Sundance 2017: I Don't Feel at Home in This World Anymore
Macon Blair, best known for being an actor and producer on filmmaker Jeremy Saulnier's films Green Room and Blue Ruin, makes his directorial debut with I Don't Feel at Home in This World Anymore - which pulls a lot of stylistic elements from those past collaborations, while also showing that he too has a bright future in this position.
The film is anchored by Melanie Lynskey's brave performance as Ruth - a depressed nursing assistant whose life begins to unravel after she experiences a home break-in, frustrated that her irreplaceable possessions have been taken and the authorities aren't willing to do much about it. Ruth decides to take matters into her own hands with the help of her neighbour Tony, played by Elijah Wood - a would-be practicer of martial arts with a penchant for hard rock music and a devout religious side.

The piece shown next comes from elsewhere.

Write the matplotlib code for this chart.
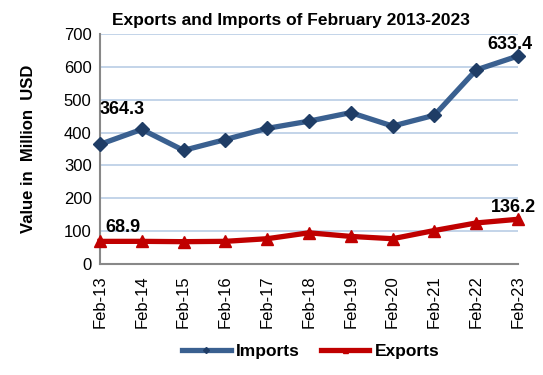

The two form an oddball pairing, as they work to retrieve Ruth's property and come into contact with the culprits, who in this case are a band of thieves played by Devon Graye, David Yow, and Jane Levy - each sickly in their presentation and feel like they would fit right in with any of Saulnier's past films. Eventually these two opposing groups come into contact, and when that happens, it leads to an thrilling, satisfying, and aggressively tenacious third act.
Within the story, Blair appears to be making a strong assertion about the nature of class, but also about the times we're living in today - where people we expect to be good and honourable lack the ability to care. Its this disparity in the human condition that foregrounds the overarching narrative - and it is communicated with violent results. Thankfully, for such a hardened story, there is a lot of dark comedy to be found, at times feeling like a riff on the Coen Brothers' seminal slacker classic The Big Lebowski, much of which is thanks to the great work from Lynskey and Wood.
I Don't Feel at Home in This World Anymore will make its Netflix debut on February 24th, and I advise checking it out, already one of the best directorial debuts of 2017, and something that people will be talking about all year.